A ordem dos grupos prioritários é definida pelos estados e municípios de acordo com suas realidades locais. Para o ministro, mudanças podem ocorrer apenas se não prejudicarem o prazo “estabelecido pelos fabricantes das vacinas — e aprovado pela Anvisa — para a aplicação da segunda dose do imunizante naquelas pessoas que já receberam a primeira”.

Pelo entendimento do ministro, a vacinação de professores e policiais não poderia ocorrer, portanto, se os grupos de idosos e pessoas com comorbidades ainda esperam a complementação da imunização e correm o risco de ficar sem a segunda dose. O desperdício de “recursos materiais e humanos já investidos na campanha de vacinação inicial” poderia ocorrer sem a imunização total da população e isso caracterizaria “improbidade administrativa dos gestores da saúde pública local”, de acordo com Lewandowski.

Em entrevista ao jornal O Estado de S. Paulo, na terça-feira (4), o secretário executivo do Conasems (Conselho Nacional de Secretarias Municipais), Mauro Junqueira, disse que a decisão do ministro “assusta” e inviabiliza o trabalho dos secretários de Saúde.

“Já temos uma rotatividade na gestão muito grande. Ela acontece por esse tipo de coisa. O gestor ganha mal e tem uma responsabilidade tremenda. Vem um órgão de controle e fala em improbidade, aí, [o gestor] vai embora. O problema é a falta de vacina. Deveriam cobrar isso”, afirmou ao jornal.

O atraso nas doses

A aplicação de todas as doses distribuídas poderia ocorrer caso o governo federal tivesse à disposição uma grande quantidade de vacinas para distribuir aos estados e municípios. Mas não é isso o que tem acontecido.

O fornecimento da Coronavac pelo Instituto Butantan, ligado ao governo do estado de São Paulo, vem atrasando porque o Brasil é dependente da importação do IFA (Ingrediente Farmacêutico Ativo), o princípio ativo da vacina que é envasada no país. O insumo é enviado da China.

Devido à corrida global pelos imunizantes, as remessas de IFA já atrasaram tanto para o Butantan quanto para a Fiocruz (Fundação Oswaldo Cruz), que envasa a vacina de Oxford/AstraZeneca. Por causa dos atrasos, o Butantan, por exemplo, ainda não conseguiu cumprir o cronograma para a entrega de 46 milhões de doses para o governo federal.
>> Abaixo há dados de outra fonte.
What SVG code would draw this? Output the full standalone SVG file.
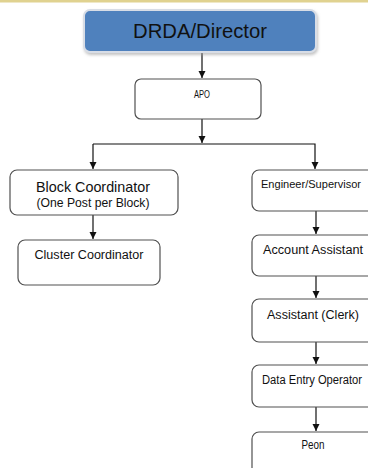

Não há prazo para regularizar a situação.

O que acontece sem a segunda dose

A segunda dose é um reforço da primeira e serve para estimular o corpo a produzir uma quantidade ainda maior de anticorpos. Em entrevista ao jornal O Estado de Minas, na segunda-feira (3), o infectologista Dirceu Greco, que é professor emérito da UFMG (Universidade Federal de Minas Gerais), descreveu a segunda dose como um “empurrão”.
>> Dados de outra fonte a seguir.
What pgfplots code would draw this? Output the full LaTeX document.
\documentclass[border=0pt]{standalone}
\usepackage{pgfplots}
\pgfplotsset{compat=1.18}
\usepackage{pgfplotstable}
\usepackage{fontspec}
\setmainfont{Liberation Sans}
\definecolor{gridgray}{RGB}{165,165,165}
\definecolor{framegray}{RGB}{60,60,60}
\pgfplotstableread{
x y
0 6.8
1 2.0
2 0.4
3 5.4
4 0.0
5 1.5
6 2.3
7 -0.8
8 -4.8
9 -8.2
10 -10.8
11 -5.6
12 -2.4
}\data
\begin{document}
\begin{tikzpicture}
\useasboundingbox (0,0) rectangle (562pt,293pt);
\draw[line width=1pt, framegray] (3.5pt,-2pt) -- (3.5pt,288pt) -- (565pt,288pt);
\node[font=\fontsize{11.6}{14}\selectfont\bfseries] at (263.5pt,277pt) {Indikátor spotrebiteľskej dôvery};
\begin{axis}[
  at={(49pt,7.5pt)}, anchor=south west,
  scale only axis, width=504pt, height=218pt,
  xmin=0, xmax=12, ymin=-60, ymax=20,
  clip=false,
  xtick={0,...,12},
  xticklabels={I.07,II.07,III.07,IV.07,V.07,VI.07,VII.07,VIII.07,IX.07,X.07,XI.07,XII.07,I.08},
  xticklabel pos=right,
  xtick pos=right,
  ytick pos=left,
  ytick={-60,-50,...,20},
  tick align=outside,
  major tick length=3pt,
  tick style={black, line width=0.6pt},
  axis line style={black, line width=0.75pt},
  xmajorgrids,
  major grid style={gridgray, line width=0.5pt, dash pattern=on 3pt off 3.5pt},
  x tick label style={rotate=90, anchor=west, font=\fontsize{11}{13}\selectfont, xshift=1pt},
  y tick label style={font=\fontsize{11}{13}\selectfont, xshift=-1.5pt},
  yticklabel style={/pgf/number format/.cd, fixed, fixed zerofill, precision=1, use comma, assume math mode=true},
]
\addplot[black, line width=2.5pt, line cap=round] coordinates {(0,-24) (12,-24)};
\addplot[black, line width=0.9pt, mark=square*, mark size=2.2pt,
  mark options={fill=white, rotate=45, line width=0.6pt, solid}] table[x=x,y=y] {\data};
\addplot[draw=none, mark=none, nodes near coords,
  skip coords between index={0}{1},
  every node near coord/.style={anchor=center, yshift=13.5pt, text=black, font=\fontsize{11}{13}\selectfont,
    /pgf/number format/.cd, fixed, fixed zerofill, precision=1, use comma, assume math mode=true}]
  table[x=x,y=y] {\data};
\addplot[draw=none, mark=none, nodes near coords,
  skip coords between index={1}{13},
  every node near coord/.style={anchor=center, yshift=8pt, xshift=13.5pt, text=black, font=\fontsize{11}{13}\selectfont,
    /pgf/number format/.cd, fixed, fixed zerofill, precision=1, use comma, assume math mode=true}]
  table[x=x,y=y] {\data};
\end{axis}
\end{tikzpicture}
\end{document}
Segundo ele, a imunidade começa após quatro ou cinco dias depois da pessoa tomar a primeira dose. “A partir daí, ela vai crescendo, mas chega a um percentual que não é satisfatório. Quando a segunda dose é aplicada, chega naquela eficácia que foi comprovada, com mortalidade e doença grave muito baixas. A segunda dose estimula mais rapidamente e intensamente a produção de anticorpos”, disse.

Para o professor, o problema de não tomar a segunda dose é que a eficácia da vacina começa a se perder com o tempo. Com uma dose só, a imunidade é parcialmente adquirida.
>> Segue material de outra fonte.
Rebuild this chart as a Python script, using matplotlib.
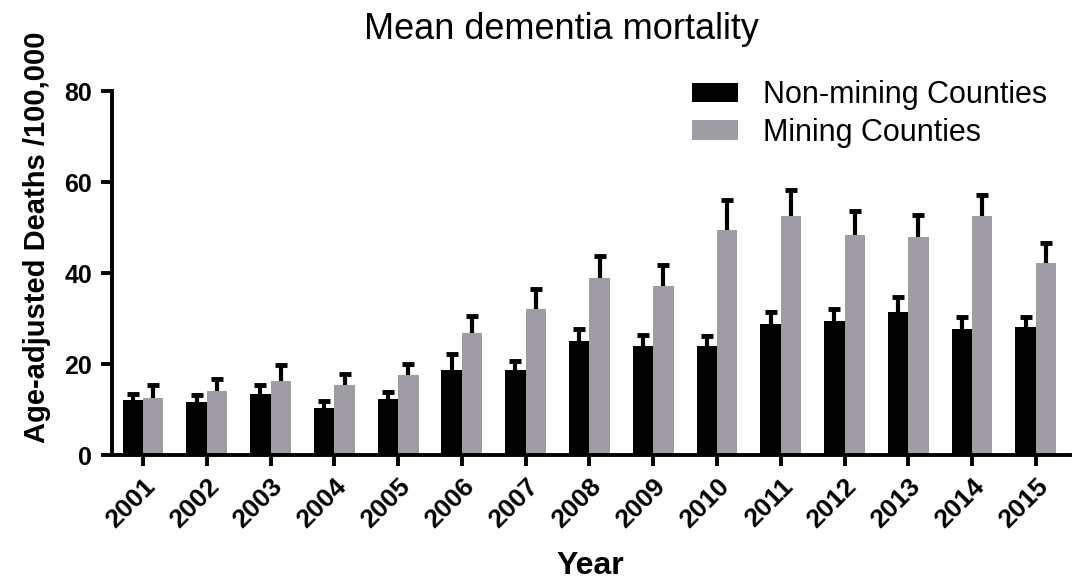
import numpy as np
import matplotlib.pyplot as plt

plt.rcParams['font.family'] = ['Liberation Sans', 'DejaVu Sans']

years = ['2001', '2002', '2003', '2004', '2005', '2006', '2007', '2008',
         '2009', '2010', '2011', '2012', '2013', '2014', '2015']
non_mining = [12.2, 11.6, 13.4, 10.4, 12.4, 18.8, 18.7, 25.1,
              24.0, 24.0, 28.9, 29.5, 31.5, 27.8, 28.1]
non_mining_err = [1.3, 1.7, 2.0, 1.5, 1.5, 3.4, 2.0, 2.6,
                  2.4, 2.2, 2.6, 2.7, 3.2, 2.6, 2.3]
mining = [12.5, 14.1, 16.3, 15.5, 17.6, 26.9, 32.2, 38.9,
          37.1, 49.5, 52.6, 48.5, 48.0, 52.5, 42.3]
mining_err = [2.9, 2.6, 3.5, 2.3, 2.4, 3.6, 4.4, 4.8,
              4.8, 6.7, 5.8, 5.1, 4.8, 4.6, 4.4]


def up_errorbar(ax, xs, ys, errs):
    # only the upper half of the error bar, cap on top only
    eb = ax.errorbar(xs, ys, yerr=[np.zeros(len(xs)), errs], fmt='none',
                     ecolor='black', elinewidth=3, capsize=4, capthick=3.5,
                     zorder=3)
    eb[1][0].set_visible(False)


def main():
    fig = plt.figure(figsize=(10.75, 5.85), dpi=100)
    ax = fig.add_axes([0.104, 0.222, 0.891, 0.622])

    x = np.arange(len(years))
    w = 0.32
    ax.bar(x - w / 2, non_mining, w, color='black',
           label='Non-mining Counties')
    ax.bar(x + w / 2, mining, w, color='#9f9da3',
           label='Mining Counties')
    up_errorbar(ax, x - w / 2, non_mining, non_mining_err)
    up_errorbar(ax, x + w / 2, mining, mining_err)

    ax.set_xlim(-0.49, 14.53)
    ax.set_ylim(0, 80)
    ax.set_yticks([0, 20, 40, 60, 80])
    ax.set_xticks(x)
    ax.set_xticklabels(years, rotation=45, ha='right', rotation_mode='anchor',
                       fontsize=19, fontweight='bold')
    for lab in ax.get_yticklabels():
        lab.set_fontsize(18)
        lab.set_fontweight('bold')

    for side in ['top', 'right']:
        ax.spines[side].set_visible(False)
    for side in ['left', 'bottom']:
        ax.spines[side].set_linewidth(2.8)
    ax.tick_params(width=2.8, length=8)
    ax.tick_params(axis='y', pad=6)
    ax.tick_params(axis='x', pad=6)

    ax.set_ylabel('Age-adjusted Deaths /100,000', fontsize=21,
                  fontweight='bold')
    ax.yaxis.set_label_coords(-0.063, 0.60)
    ax.set_xlabel('Year', fontsize=23, fontweight='bold', labelpad=13)
    fig.text(0.522, 0.949, 'Mean dementia mortality', fontsize=26,
             ha='center', va='center')

    ax.legend(loc='upper left', bbox_to_anchor=(0.606, 1.03), frameon=False,
              fontsize=22, handlelength=1.5, handleheight=0.62,
              handletextpad=0.8, labelspacing=0.25, borderpad=0,
              borderaxespad=0)

    fig.savefig('out.png', dpi=100)


if __name__ == '__main__':
    main()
Um estudo feito no Chile, que também usa a Coronavac, mostrou que a vacina teve uma eficácia de apenas 16% contras as formas sintomáticas da covid-19 após a primeira dose aplicada em cerca de 10,5 milhões de pessoas. A proteção com a segunda dose saltou para 67%.

Ainda não há estudos sobre o índice de eficácia da Coronavac caso as doses sejam mais espaçadas além dos 28 dias recomendados. Em março, o Ministério da Saúde disse que a segunda dose deve ser tomada mesmo por quem perdeu o prazo correto.

“A população deve tomar a segunda dose da vacina covid-19 mesmo que a aplicação ocorra fora do prazo recomendado pelo laboratório. Essa é a orientação do Ministério da Saúde, que reforça a importância de se completar o esquema vacinal para assegurar a proteção adequada contra a doença”

Ministério da Saúde em nota divulgada em março

Segundo a pasta, é provável que a eficácia da vacina não seja comprometida com um pequeno atraso na aplicação da segunda  dose. Mesmo quem tomar as duas doses deve seguir com os cuidados, como manter o distanciamento social e usar máscaras, porque nenhuma vacina garante 100% de proteção, e a população só ficará segura com uma ampla cobertura.